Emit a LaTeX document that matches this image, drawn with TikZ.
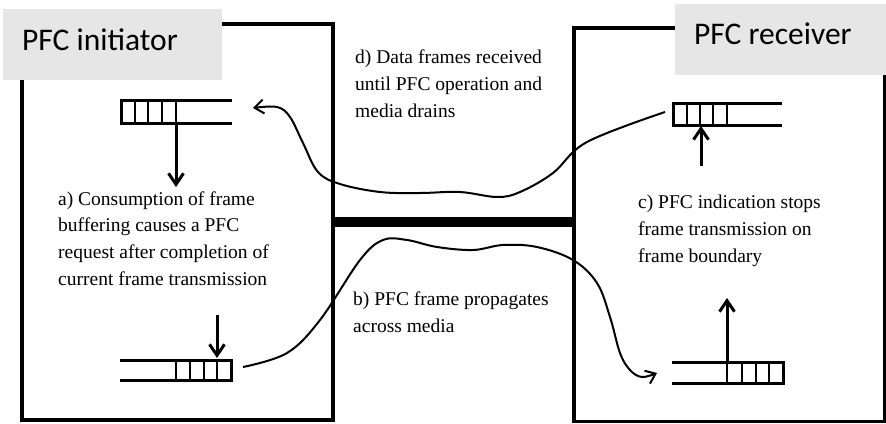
\documentclass[tikz,border=0pt]{standalone}
\usepackage{fontspec}
\setmainfont{Liberation Serif}
\newfontfamily\labfont{Carlito}
\usetikzlibrary{arrows.meta}
\definecolor{labgray}{RGB}{231,230,230}
\begin{document}
\begin{tikzpicture}[x=1pt,y=-1pt,
  boxline/.style={line width=3.2pt},
  bufline/.style={line width=3pt},
  cellline/.style={line width=2.6pt},
  sigarrow/.style={line width=3pt,-{Straight Barb[length=11pt,width=15pt]}},
  flow/.style={line width=2pt,-{Straight Barb[length=9pt,width=14pt]}},
  desc/.style={font=\fontsize{19.5}{27}\selectfont, anchor=base west, inner sep=0pt},
  tagbg/.style={fill=labgray, draw=none, inner sep=0pt, anchor=north west},
  tagtext/.style={font=\labfont\fontsize{31.5}{36}\selectfont, anchor=base west, inner sep=0pt}]

\useasboundingbox (0,0) rectangle (886,423);

% boxes
\draw[boxline] (22,24) rectangle (333,420);
\draw[boxline] (574,28) rectangle (885,421.5);

% media
\fill (333,217) rectangle (574,227);

% gray labels
\node[tagbg, minimum width=219pt, minimum height=71pt] (initbg) at (3,9) {};
\node[tagtext] (initl) at (22,50) {PFC initiator};
\node[tagbg, minimum width=211pt, minimum height=71pt] (recvbg) at (675,4) {};
\node[tagtext] (recvl) at (694,44) {PFC receiver};

% top-left buffer
\draw[bufline] (232,100) -- (121,100) -- (121,123) -- (232,123);
\foreach \x in {135,148,162,176} \draw[cellline] (\x,100) -- (\x,123);
% bottom-left buffer
\draw[bufline] (120,360) -- (231,360) -- (231,380) -- (120,380);
\foreach \x in {176,190,204,217} \draw[cellline] (\x,360) -- (\x,380);
% top-right buffer
\draw[bufline] (782,103) -- (673,103) -- (673,125) -- (782,125);
\foreach \x in {687,700,713,727} \draw[cellline] (\x,103) -- (\x,125);
% bottom-right buffer
\draw[bufline] (672,362) -- (783,362) -- (783,383) -- (672,383);
\foreach \x in {727,742,756,769} \draw[cellline] (\x,362) -- (\x,383);

% coordinates
\coordinate (tlout) at (176,123);
\coordinate (tltip) at (176,187);
\coordinate (bltop) at (217,315);
\coordinate (blin) at (217,358);
\coordinate (trfrom) at (701,166);
\coordinate (trin) at (701,126);
\coordinate (brout) at (727,362);
\coordinate (brtip) at (727,298);
\coordinate (dstart) at (665,112);
\coordinate (dend) at (253,108);
\coordinate (bstart) at (243,367);
\coordinate (bend) at (657,373);

% straight arrows
\draw[sigarrow] (tlout) -- (tltip);
\draw[sigarrow] (bltop) -- (blin);
\draw[sigarrow] (trfrom) -- (trin);
\draw[sigarrow] (brout) -- (brtip);

% curves
\draw[flow] plot[smooth, tension=0.6] coordinates {(dstart) (587,142) (553,173) (520,192) (497,197) (460,192) (420,193) (380,192) (340,184) (318,172) (303,143) (290,117) (277,107) (dend)};
\draw[flow] plot[smooth, tension=0.6] coordinates {(bstart) (287,353) (320,320) (360,260) (383,240) (407,240) (437,247) (473,250) (503,245) (537,247) (573,260) (597,283) (610,317) (620,353) (630,370) (642,377) (bend)};

% texts
\node[desc] (a1) at (58,205) {a) Consumption of frame};
\node[desc] (a2) at (58,231.7) {buffering causes a PFC};
\node[desc] (a3) at (58,258.3) {request after completion of};
\node[desc] (a4) at (58,285) {current frame transmission};
\node[desc] (b1) at (353,305) {b) PFC frame propagates};
\node[desc] (b2) at (353,332) {across media};
\node[desc] (c1) at (638,208) {c) PFC indication stops};
\node[desc] (c2) at (638,235) {frame transmission on};
\node[desc] (c3) at (638,262) {frame boundary};
\node[desc] (d1) at (355,63) {d) Data frames received};
\node[desc] (d2) at (355,90) {until PFC operation and};
\node[desc] (d3) at (355,117) {media drains};
\end{tikzpicture}
\end{document}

--

**DESCRIPTION OF THE TASK**. Restate each line from the start of the listing through the line bearing "(0,0) rectangle (886,423);" word for word. Drop the pictures.

**ANSWER TO THE TASK**.
Emit a LaTeX document that matches this image, drawn with TikZ.
\documentclass[tikz,border=0pt]{standalone}
\usepackage{fontspec}
\setmainfont{Liberation Serif}
\newfontfamily\labfont{Carlito}
\usetikzlibrary{arrows.meta}
\definecolor{labgray}{RGB}{231,230,230}
\begin{document}
\begin{tikzpicture}[x=1pt,y=-1pt,
  boxline/.style={line width=3.2pt},
  bufline/.style={line width=3pt},
  cellline/.style={line width=2.6pt},
  sigarrow/.style={line width=3pt,-{Straight Barb[length=11pt,width=15pt]}},
  flow/.style={line width=2pt,-{Straight Barb[length=9pt,width=14pt]}},
  desc/.style={font=\fontsize{19.5}{27}\selectfont, anchor=base west, inner sep=0pt},
  tagbg/.style={fill=labgray, draw=none, inner sep=0pt, anchor=north west},
  tagtext/.style={font=\labfont\fontsize{31.5}{36}\selectfont, anchor=base west, inner sep=0pt}]

\useasboundingbox (0,0) rectangle (886,423);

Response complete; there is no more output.